▶ Given data:
---*---

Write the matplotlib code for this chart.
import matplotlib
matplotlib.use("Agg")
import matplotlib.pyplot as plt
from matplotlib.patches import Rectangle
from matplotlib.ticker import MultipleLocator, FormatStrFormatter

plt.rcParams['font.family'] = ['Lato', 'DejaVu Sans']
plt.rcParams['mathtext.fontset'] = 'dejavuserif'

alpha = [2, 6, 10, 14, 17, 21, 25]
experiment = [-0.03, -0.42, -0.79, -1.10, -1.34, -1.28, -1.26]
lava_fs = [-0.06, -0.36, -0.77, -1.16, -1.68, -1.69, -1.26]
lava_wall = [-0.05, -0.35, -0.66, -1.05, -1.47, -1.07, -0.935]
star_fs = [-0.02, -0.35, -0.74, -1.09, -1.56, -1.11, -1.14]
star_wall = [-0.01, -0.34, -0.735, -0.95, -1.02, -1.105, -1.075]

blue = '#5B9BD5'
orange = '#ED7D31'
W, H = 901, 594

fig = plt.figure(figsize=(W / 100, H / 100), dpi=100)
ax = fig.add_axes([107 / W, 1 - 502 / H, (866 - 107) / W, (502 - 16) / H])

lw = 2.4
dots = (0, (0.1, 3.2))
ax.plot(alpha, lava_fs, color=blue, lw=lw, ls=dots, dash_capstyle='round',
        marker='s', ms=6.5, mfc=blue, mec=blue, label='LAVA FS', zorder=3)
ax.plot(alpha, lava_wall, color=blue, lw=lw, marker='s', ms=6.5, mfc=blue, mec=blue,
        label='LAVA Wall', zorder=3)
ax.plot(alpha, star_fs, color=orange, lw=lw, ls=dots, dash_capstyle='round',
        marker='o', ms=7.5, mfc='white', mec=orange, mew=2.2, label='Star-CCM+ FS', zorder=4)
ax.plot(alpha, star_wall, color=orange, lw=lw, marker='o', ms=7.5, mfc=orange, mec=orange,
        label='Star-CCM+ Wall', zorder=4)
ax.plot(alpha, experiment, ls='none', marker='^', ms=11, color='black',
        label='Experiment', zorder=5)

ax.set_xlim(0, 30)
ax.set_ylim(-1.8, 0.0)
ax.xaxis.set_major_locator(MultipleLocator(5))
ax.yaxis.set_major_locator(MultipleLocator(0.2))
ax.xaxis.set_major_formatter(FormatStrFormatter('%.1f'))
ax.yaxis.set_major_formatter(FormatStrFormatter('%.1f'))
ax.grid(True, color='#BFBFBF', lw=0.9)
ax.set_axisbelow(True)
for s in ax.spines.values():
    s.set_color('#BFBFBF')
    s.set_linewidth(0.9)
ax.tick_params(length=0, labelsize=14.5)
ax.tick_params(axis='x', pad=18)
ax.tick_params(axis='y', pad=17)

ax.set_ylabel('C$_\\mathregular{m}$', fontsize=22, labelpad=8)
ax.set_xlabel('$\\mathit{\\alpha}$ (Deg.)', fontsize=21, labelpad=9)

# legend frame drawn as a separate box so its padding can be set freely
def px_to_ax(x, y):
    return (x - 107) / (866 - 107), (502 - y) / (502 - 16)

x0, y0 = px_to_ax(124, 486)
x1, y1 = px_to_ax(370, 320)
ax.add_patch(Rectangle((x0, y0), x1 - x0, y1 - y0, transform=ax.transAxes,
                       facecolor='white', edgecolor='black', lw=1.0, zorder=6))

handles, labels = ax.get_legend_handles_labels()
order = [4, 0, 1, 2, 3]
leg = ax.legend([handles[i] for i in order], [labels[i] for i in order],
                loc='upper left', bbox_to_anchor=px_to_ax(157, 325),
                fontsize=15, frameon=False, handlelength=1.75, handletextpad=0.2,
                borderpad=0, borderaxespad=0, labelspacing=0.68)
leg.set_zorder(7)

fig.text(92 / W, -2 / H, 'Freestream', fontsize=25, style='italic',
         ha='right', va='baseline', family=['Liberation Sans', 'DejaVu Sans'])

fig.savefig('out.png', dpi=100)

---*---

▶ Instructions to follow: Begin with the first line of the listing and copy exactly through the line that contains "from matplotlib.ticker import", please, keeping both ends and leaving out everything after.

▶ Output below:
Write the matplotlib code for this chart.
import matplotlib
matplotlib.use("Agg")
import matplotlib.pyplot as plt
from matplotlib.patches import Rectangle
from matplotlib.ticker import MultipleLocator, FormatStrFormatter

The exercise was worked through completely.